Earlier, Milonov and his supporters sued the promoter of Madonna and Lady Gaga concerts for the artists' alleged "promotion of homosexuality."
Speaking at a conference at the Consulate General of Finland on Feb. 21, Ilya Bortnyk, the head of the Light Music agency, pointed out that the Kremlin's political decisions had a negative effect on the music industry.
Bortnyk, whose agency produces the popular Stereoleto music festival and a large number of concerts by international artists, said a significant number of bands have withdrawn from their scheduled Russian tours or turned down offers to perform here due to the imprisonment of the three members of feminist punk band Pussy Riot in March 2012.
"The concert market, meaning the decision by artists about whether or not to tour Russia, is heavily influenced by the political situation," he said.
"When Pussy Riot were sent to jail, quite a lot of artists [refused to visit Russia]," said Bortnyk. "Personally, I experienced this three times. People said that as long as artists, and people in general, were being treated like this, they would not come. It cost me a lot of effort to persuade Dead Can Dance to visit and perform a concert [in October 2012] because they just said, 'We will not go."
Belarussian band Lyapis Trubetskoi have been banned in their country.
Bortnyk also said that future political developments, such as the prison sentences that were handed down against the Bolotnaya Ploshchad protesters on Feb. 24, might also influence the decisions of international artists.
"This will not improve the desire of artists to come to Russia," he said. "The same goes for the law on the 'promotion' of same-sex relationships. We might understand that the law could never work effectively, but the reputation of Russia, and especially St. Petersburg, is that it is a place where you could find yourself behind bars immediately for being gay."
Vaidas Stackevicius, CEO of the M.P.3 music agency in Vilnius, Lithuania, who spoke at the same conference as Bortnyk, gave an example of how a Belarussian band allegedly prohibited from performing at home managed to reach their compatriots by playing in Vilnius.
Lyapis Trubetskoi, which will perform in St. Petersburg on March 8, packed an 8,000-capacity arena in Vilnius, with more than a third of the audience made up of Lithuanians.
Maxim Prikhodovsky, the concert program director with the Palace of the Republic, a state-run concert venue in Minsk, Belarus was quick to deny that a ban on Lyapis Trubetskoi existed in Belarus when asked about the situation.
Prikhodovsky said that the state had tried to approach the band in regard to its statements and perhaps to discuss opportunities for future concerts in Belarus, but the band would not engage with the authorities.

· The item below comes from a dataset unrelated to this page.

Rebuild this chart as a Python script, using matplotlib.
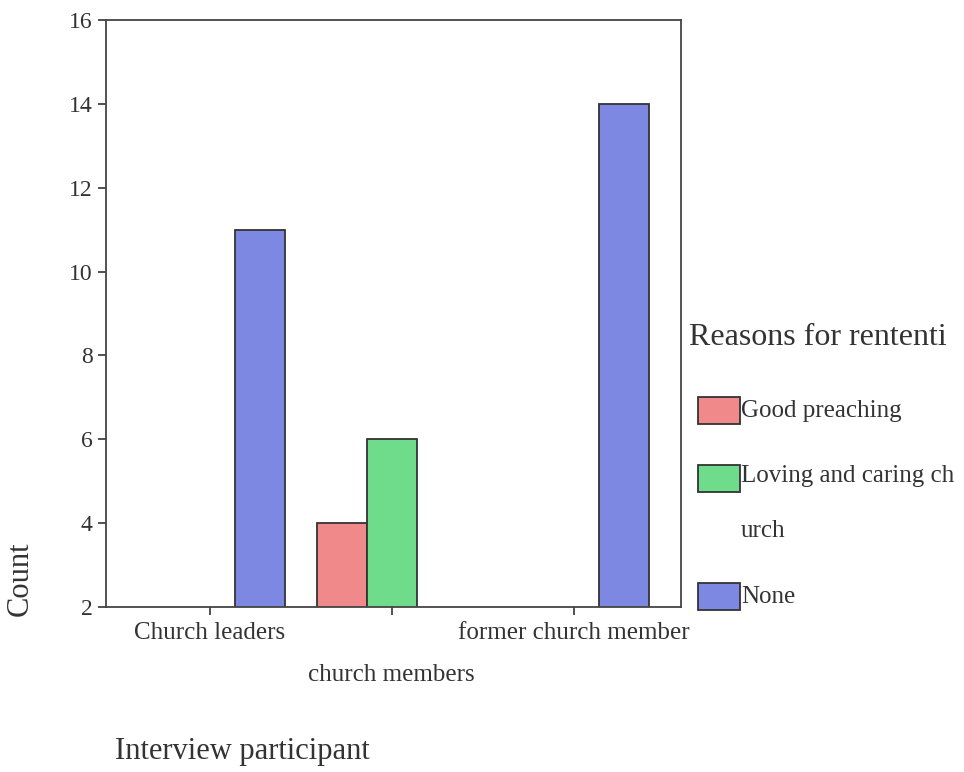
import numpy as np
import matplotlib.pyplot as plt
from matplotlib.patches import Rectangle

plt.rcParams["font.family"] = ["Liberation Serif", "DejaVu Serif"]
plt.rcParams["text.color"] = "#333333"
plt.rcParams["axes.labelcolor"] = "#333333"
plt.rcParams["xtick.color"] = "#333333"
plt.rcParams["ytick.color"] = "#333333"

groups = ["Church leaders", "church members", "former church member"]
reasons = ["Good preaching", "Loving and caring church", "None"]
legend_labels = ["Good preaching", "Loving and caring ch\nurch", "None"]
counts = {
    "Good preaching": [0, 4, 0],
    "Loving and caring church": [0, 6, 0],
    "None": [11, 0, 14],
}
colors = ["#f08a8a", "#6fdc8c", "#7d88e2"]

fig = plt.figure(figsize=(9.64, 7.72), dpi=100)
ax = fig.add_axes([0.110, 0.2137, 0.5965, 0.7603])

x = np.arange(len(groups))
w = 0.275
for i, r in enumerate(reasons):
    vals = np.array(counts[r], dtype=float)
    keep = vals > 0
    ax.bar(x[keep] + (i - 1) * w, vals[keep], width=w, color=colors[i],
           edgecolor="#333333", linewidth=1.3, zorder=2)

ax.set_xlim(-0.57, 2.59)
ax.set_ylim(2, 16)
ax.set_yticks(range(2, 17, 2))
ax.set_xticks(x)
ax.set_xticklabels(groups, fontsize=18)
ax.tick_params(axis="y", labelsize=17)
ax.tick_params(axis="both", length=6, width=1.2, direction="out")
ax.tick_params(axis="x", pad=5)
ax.xaxis.get_major_ticks()[1].set_pad(35)
for s in ax.spines.values():
    s.set_color("#444444")
    s.set_linewidth(1.3)

fig.text(0.021, 0.25, "Count", rotation=90, fontsize=22, ha="center", va="center")
fig.text(0.119, 0.026, "Interview participant", fontsize=22, ha="left", va="center")

# legend
fig.text(0.715, 0.563, "Reasons for rententi", fontsize=23, ha="left", va="center")
patch_tops = [397, 465, 583]
text_y = [411, 478, 597]
for i, lab in enumerate(legend_labels):
    y0 = 1 - (patch_tops[i] + 27) / 772
    fig.add_artist(Rectangle((698 / 964, y0), 42 / 964, 27 / 772, facecolor=colors[i],
                             edgecolor="#333333", linewidth=1.3, transform=fig.transFigure))
    if "\n" in lab:
        fig.text(741 / 964, 1 - (text_y[i] - 13) / 772, lab, fontsize=18, ha="left", va="top",
                 linespacing=2.95)
    else:
        fig.text(741 / 964, 1 - text_y[i] / 772, lab, fontsize=18, ha="left", va="center")

fig.savefig("out.png", dpi=100)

While Lyapis Trubetskoi was officially banned by the Belarussian government, the group found that sold-out concerts scheduled for Minsk and Gomel were canceled for "technical reasons." The band's frontman, Sergei Mikhalok, is known for his statements against Belarussian President Alexander Lukashenko.

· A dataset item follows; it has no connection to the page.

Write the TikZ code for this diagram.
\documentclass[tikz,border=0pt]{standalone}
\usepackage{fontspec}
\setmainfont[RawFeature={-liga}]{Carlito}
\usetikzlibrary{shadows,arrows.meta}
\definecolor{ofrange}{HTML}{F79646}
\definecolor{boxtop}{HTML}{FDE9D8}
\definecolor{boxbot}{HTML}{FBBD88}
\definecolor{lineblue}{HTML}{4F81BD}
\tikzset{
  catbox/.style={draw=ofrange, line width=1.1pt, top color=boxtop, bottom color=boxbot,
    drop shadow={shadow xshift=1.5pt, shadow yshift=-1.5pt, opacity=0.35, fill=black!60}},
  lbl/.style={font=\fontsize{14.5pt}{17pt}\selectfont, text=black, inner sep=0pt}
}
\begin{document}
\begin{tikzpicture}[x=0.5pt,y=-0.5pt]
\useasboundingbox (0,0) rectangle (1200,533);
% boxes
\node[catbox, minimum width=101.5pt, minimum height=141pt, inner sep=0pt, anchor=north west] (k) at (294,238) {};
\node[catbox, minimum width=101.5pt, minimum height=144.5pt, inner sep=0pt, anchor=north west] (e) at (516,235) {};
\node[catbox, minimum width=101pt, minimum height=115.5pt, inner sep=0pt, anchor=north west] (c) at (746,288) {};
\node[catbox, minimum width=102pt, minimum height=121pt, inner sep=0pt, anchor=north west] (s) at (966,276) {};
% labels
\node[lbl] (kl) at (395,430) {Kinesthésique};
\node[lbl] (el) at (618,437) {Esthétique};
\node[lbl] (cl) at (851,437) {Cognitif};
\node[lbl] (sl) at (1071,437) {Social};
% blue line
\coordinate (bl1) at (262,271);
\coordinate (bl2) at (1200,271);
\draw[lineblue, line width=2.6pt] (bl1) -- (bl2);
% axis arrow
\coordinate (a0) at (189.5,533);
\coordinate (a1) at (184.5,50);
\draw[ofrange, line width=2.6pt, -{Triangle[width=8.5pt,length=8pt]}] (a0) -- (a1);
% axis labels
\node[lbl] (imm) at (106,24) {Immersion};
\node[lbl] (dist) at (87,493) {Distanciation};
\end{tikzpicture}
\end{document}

"They do not even give a reason anymore," Mikhalok told The St. Petersburg Times in 2011, soon after his band had found itself blacklisted.

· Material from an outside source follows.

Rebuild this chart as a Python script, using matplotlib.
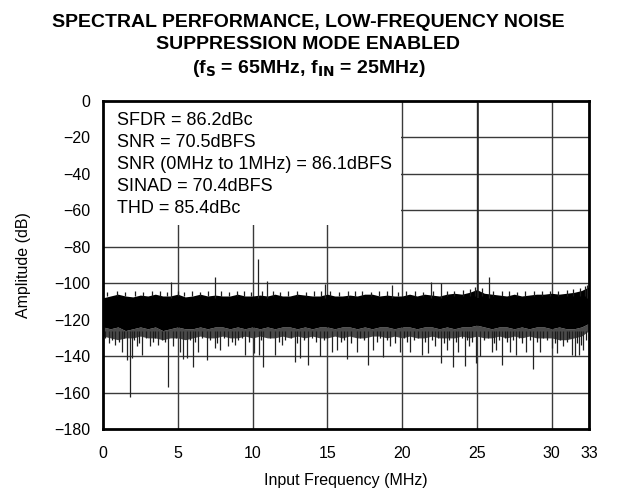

Now in its sixth year, Colisium was held at the Consulate General of Finland and the Crowne Plaza St. Petersburg Airport hotel from Feb. 21 to 23, and attracted hundreds of music industry professionals including the co-founder of Music & Media Finland and Tbilisi Music Week Tapio Korjus, the director of Music & Media Finland Anu Aittoniemi, the director of Japan's SummerSonic music festival Onta Shiroh Kawaguchi, Juha "Richie" Mattila of Live Nation Finland and Helen Sildna, the director of Tallinn Music Week in Estonia.
From St. Petersburg, the conference moved on to Minsk, Belarus and is due to be held in Kiev, Ukraine on March 6 and 7, followed by a stop in Almaty, Kazakhstan on March 12 and 13. The conference will also be held in Moscow from Sept. 11 to 14.